Wu Fei and Abigail Washburn met when they were in their 20s, bonding over a mutual interest in American and Chinese folk songs. After being out of touch for a time — navigating marriage, motherhood, and life as professional musicians — the two began meeting again when Fei moved to Nashville in 2014, co-writing songs and performing music from both cultures. This fertile reunion led to their self-titled album, produced by Washburn’s husband, Béla Fleck.
The album opens with “Water is Wide/Wusili Boat Song,” the lilting melody adapted from a traditional tune by the Nanai people of Heilongjiang province. The track sets the bilingual and bicultural tone of the project — lyrics sung in Chinese and English — and spotlights dynamic interplays between Washburn on banjo and Fei on guzheng (also known as the Chinese zither). On “Four Seasons,” Fei demonstrates her musical versatility, moving effortlessly from animated flourishes to minimal atmospherics. Washburn’s and Fei’s voices are strikingly complementary.
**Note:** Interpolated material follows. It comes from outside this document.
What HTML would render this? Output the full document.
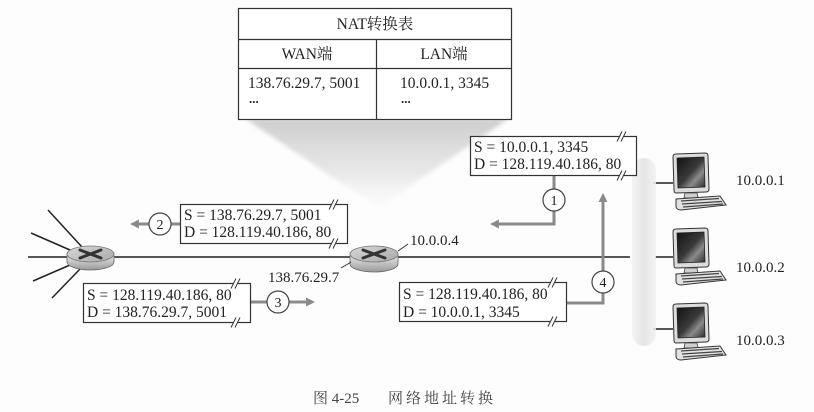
<!DOCTYPE html>
<html>
<head>
<meta charset="utf-8">
<style>
html,body{margin:0;padding:0;background:#fdfdfd;}
svg{display:block;}
text{font-family:"Liberation Serif","Noto Serif CJK SC","Noto Sans CJK SC",serif;fill:#222;}
</style>
</head>
<body>
<svg width="814" height="412" viewBox="0 0 814 412" xmlns="http://www.w3.org/2000/svg">
<defs>
  <linearGradient id="fun" x1="0" y1="0" x2="0" y2="1">
    <stop offset="0" stop-color="#c8c8c8" stop-opacity="0.9"/>
    <stop offset="0.6" stop-color="#dadada" stop-opacity="0.6"/>
    <stop offset="1" stop-color="#f4f4f4" stop-opacity="0.2"/>
  </linearGradient>
  <linearGradient id="band" x1="0" y1="0" x2="1" y2="0">
    <stop offset="0" stop-color="#f2f2f2"/>
    <stop offset="0.5" stop-color="#e2e2e2"/>
    <stop offset="1" stop-color="#f2f2f2"/>
  </linearGradient>
  <linearGradient id="rt" x1="0" y1="0" x2="0" y2="1">
    <stop offset="0" stop-color="#eeeeee"/>
    <stop offset="1" stop-color="#9a9a9a"/>
  </linearGradient>
  <linearGradient id="rtop" x1="0" y1="0" x2="1" y2="1">
    <stop offset="0" stop-color="#d8d8d8"/>
    <stop offset="1" stop-color="#a8a8a8"/>
  </linearGradient>
  <linearGradient id="scr" x1="0" y1="0" x2="1" y2="1">
    <stop offset="0" stop-color="#111"/>
    <stop offset="0.5" stop-color="#3a3a3a"/>
    <stop offset="0.7" stop-color="#8a8a8a"/>
    <stop offset="1" stop-color="#2a2a2a"/>
  </linearGradient>
  <filter id="blur2" x="-20%" y="-20%" width="140%" height="140%">
    <feGaussianBlur stdDeviation="2"/>
  </filter>
  <g id="pc">
    <path d="M1,3 Q1,0 4,0 L33,-1 Q36,-1 36,2 L37,35 Q37,38 34,38 L4,39 Q2,39 2,36 Z" fill="#dcdcdc" stroke="#333" stroke-width="1"/>
    <path d="M5,4 L32,3 L33,33 L6,34 Z" fill="url(#scr)" stroke="#222" stroke-width="0.8"/>
    <path d="M13,39 L25,39 L26,44 L12,44 Z" fill="#cfcfcf" stroke="#444" stroke-width="0.8"/>
    <path d="M4,45 L48,42 L54,51 L9,56 Q5,56 4,53 Z" fill="#e2e2e2" stroke="#333" stroke-width="1"/>
    <path d="M9,47 L47,44.5 M10,50 L50,47.5 M11,53 L51,50" stroke="#444" stroke-width="1.3"/>
  </g>
  <g id="brk">
    <polygon points="-4,5 1,-5 5,-5 0,5" fill="#fdfdfd"/>
    <line x1="-4" y1="5" x2="1" y2="-5" stroke="#333" stroke-width="1"/>
    <line x1="0" y1="5" x2="5" y2="-5" stroke="#333" stroke-width="1"/>
  </g>
</defs>

<!-- funnel -->
<polygon points="246,119 508,119 378,208" fill="url(#fun)" filter="url(#blur2)"/>

<!-- NAT table -->
<rect x="238.5" y="8.5" width="273" height="111" fill="#fff" stroke="#333" stroke-width="1.2"/>
<line x1="238.5" y1="39.5" x2="511.5" y2="39.5" stroke="#333" stroke-width="1.2"/>
<line x1="238.5" y1="68.5" x2="511.5" y2="68.5" stroke="#333" stroke-width="1.2"/>
<line x1="376.5" y1="39.5" x2="376.5" y2="119.5" stroke="#333" stroke-width="1.2"/>
<text x="375" y="29" font-size="15.5" text-anchor="middle">NAT转换表</text>
<text x="307" y="59" font-size="15.5" text-anchor="middle">WAN端</text>
<text x="444" y="59" font-size="15.5" text-anchor="middle">LAN端</text>
<text x="248" y="88" font-size="15.5">138.76.29.7, 5001</text>
<text x="249" y="103" font-size="13" font-weight="bold">...</text>
<text x="400" y="88" font-size="15.5">10.0.0.1, 3345</text>
<text x="401" y="103" font-size="13" font-weight="bold">...</text>

<!-- network lines -->
<g stroke="#222" stroke-width="1.5" fill="none">
  <line x1="48" y1="210" x2="82" y2="247"/>
  <line x1="31" y1="233" x2="70" y2="250"/>
  <line x1="28" y1="257" x2="67" y2="257"/>
  <line x1="33" y1="281" x2="70" y2="265"/>
  <line x1="52" y1="298" x2="80" y2="269"/>
  <line x1="114" y1="257" x2="350" y2="257"/>
  <line x1="398" y1="257" x2="630" y2="257"/>
  <line x1="655" y1="257" x2="673" y2="257"/>
  <line x1="653" y1="183" x2="673" y2="183"/>
  <line x1="653" y1="329" x2="673" y2="329"/>
</g>

<!-- gray band -->
<rect x="632" y="158" width="24" height="188" rx="12" fill="url(#band)" opacity="0.85"/>

<!-- routers -->
<g>
  <path d="M67,254 L67,262 A23.5,8 0 0 0 114,262 L114,254 Z" fill="url(#rt)" stroke="#666" stroke-width="0.8"/>
  <ellipse cx="90.5" cy="254" rx="23.5" ry="8" fill="url(#rtop)" stroke="#777" stroke-width="0.8"/>
  <path d="M80,250 L101,258 M80,258 L101,250" stroke="#333" stroke-width="3" stroke-linecap="round"/>
</g>
<g>
  <path d="M350,254 L350,264 A24,8 0 0 0 398,264 L398,254 Z" fill="url(#rt)" stroke="#666" stroke-width="0.8"/>
  <ellipse cx="374" cy="254" rx="24" ry="8" fill="url(#rtop)" stroke="#777" stroke-width="0.8"/>
  <path d="M363,250 L385,258 M363,258 L385,250" stroke="#333" stroke-width="3" stroke-linecap="round"/>
</g>

<!-- address labels -->
<line x1="398" y1="251" x2="408" y2="244" stroke="#333" stroke-width="1"/>
<text x="410" y="245" font-size="15">10.0.0.4</text>
<line x1="341" y1="268" x2="351" y2="262" stroke="#333" stroke-width="1"/>
<text x="268" y="282" font-size="15">138.76.29.7</text>

<!-- gray arrows -->
<g stroke="#8a8a8a" stroke-width="3" fill="none">
  <polyline points="554,175 554,224 497,224"/>
  <polyline points="567,303 603,303 603,200"/>
  <line x1="171" y1="224" x2="180" y2="224"/>
  <line x1="149" y1="224" x2="137" y2="224"/>
  <line x1="251" y1="302" x2="267" y2="302"/>
  <line x1="289" y1="302" x2="308" y2="302"/>
</g>
<g fill="#8a8a8a">
  <polygon points="490,224 499,219.5 499,228.5"/>
  <polygon points="603,193 598.5,202 607.5,202"/>
  <polygon points="130,224 139,219.5 139,228.5"/>
  <polygon points="315,302 306,297.5 306,306.5"/>
</g>

<!-- circles -->
<g fill="#fff" stroke="#444" stroke-width="1.2">
  <circle cx="554" cy="200" r="11"/>
  <circle cx="603" cy="282" r="11"/>
  <circle cx="160" cy="224" r="11"/>
  <circle cx="278" cy="302" r="11"/>
</g>
<g font-size="14" text-anchor="middle">
  <text x="554" y="205">1</text>
  <text x="603" y="287">4</text>
  <text x="160" y="229">2</text>
  <text x="278" y="307">3</text>
</g>

<!-- packet boxes -->
<g fill="#fff" stroke="#333" stroke-width="1.2">
  <rect x="470.5" y="136.5" width="166" height="39"/>
  <rect x="180.5" y="204.5" width="167" height="39"/>
  <rect x="83.5" y="283.5" width="167" height="39"/>
  <rect x="399.5" y="282.5" width="167" height="39"/>
</g>
<use href="#brk" x="621" y="136.5"/>
<use href="#brk" x="621" y="175.5"/>
<use href="#brk" x="333" y="204.5"/>
<use href="#brk" x="333" y="243.5"/>
<use href="#brk" x="235" y="283.5"/>
<use href="#brk" x="235" y="322.5"/>
<use href="#brk" x="552" y="282.5"/>
<use href="#brk" x="552" y="321.5"/>

<g font-size="15.5">
  <text x="474" y="152">S = 10.0.0.1, 3345</text>
  <text x="474" y="169">D = 128.119.40.186, 80</text>
  <text x="184" y="220">S = 138.76.29.7, 5001</text>
  <text x="184" y="237">D = 128.119.40.186, 80</text>
  <text x="87" y="300">S = 128.119.40.186, 80</text>
  <text x="87" y="317">D = 138.76.29.7, 5001</text>
  <text x="403" y="299">S = 128.119.40.186, 80</text>
  <text x="403" y="317">D = 10.0.0.1, 3345</text>
</g>

<!-- computers -->
<use href="#pc" x="672" y="154"/>
<use href="#pc" x="672" y="229"/>
<use href="#pc" x="672" y="304"/>
<g font-size="15">
  <text x="736" y="185">10.0.0.1</text>
  <text x="736" y="272">10.0.0.2</text>
  <text x="736" y="345">10.0.0.3</text>
</g>

<!-- caption -->
<text x="313" y="403" font-size="15" style="fill:#444">图 4-25</text>
<text x="388" y="403" font-size="15" textLength="105" lengthAdjust="spacing" style="fill:#444">网络地址转换</text>
</svg>
</body>
</html>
“Banjo Picking Girl” is a traditional Appalachian tune, the best-known banjo version being Lily May Ledford’s 1938 arrangement. Here the piece is expanded into a bicultural manifesto via Fei’s incorporation of lyrics in Chinese. The mix of banjo and guzheng is texturally and melodically compelling. “Mulan” (alternately titled “Who Says Women Aren’t as Good as Men”) is an ebullient a cappella piece, playfully melodic and an understated protest song: “While men fight for the country, unstoppable / Women weave at home, irreplaceable” (translated from the Chinese). On “Avarguli,” both musicians demonstrate emotional and technical range on their instruments, the vocals in Chinese and English overlaid, creating a contrastive but integrated effect. Fleck’s contribution as producer is perhaps most noticeable on this track, particularly his deft use of echoes, pans, and presence.
“Bu Da Da” is a traditional song associated with the contiguous provinces of Shaanxi and Shanxi. Lyrically the song centers on the story of a girl tragically separated from her lover. The vocals are remarkably resonant, due in large part to Fei’s technique of singing into the sound hole on the underside of the guzheng. The album closes with “Pretty Bird,” written by bluegrass pioneer and activist Hazel Dickens. Notable is Fei’s rapid and textural strum, the way her execution busily yet unobtrusively supports Washburn’s melancholy vocal.
Abigail Washburn and Wu Fei’s collaboration elegantly highlights each artist’s impressive talents as well as the duo’s musical compatibility and friendship. During this time of myriad divisions, including a surge of nationalistic and nativist leanings, an eclectic project such as this one underscores how individuals can bridge any number of differences, in fact bonding over cultural overlaps, remaining curious about divergences, and learning from one another. This album mines traditional Chinese and American folk music, in the process forging new bonds, illustrating how art is and always has been an agent of progress.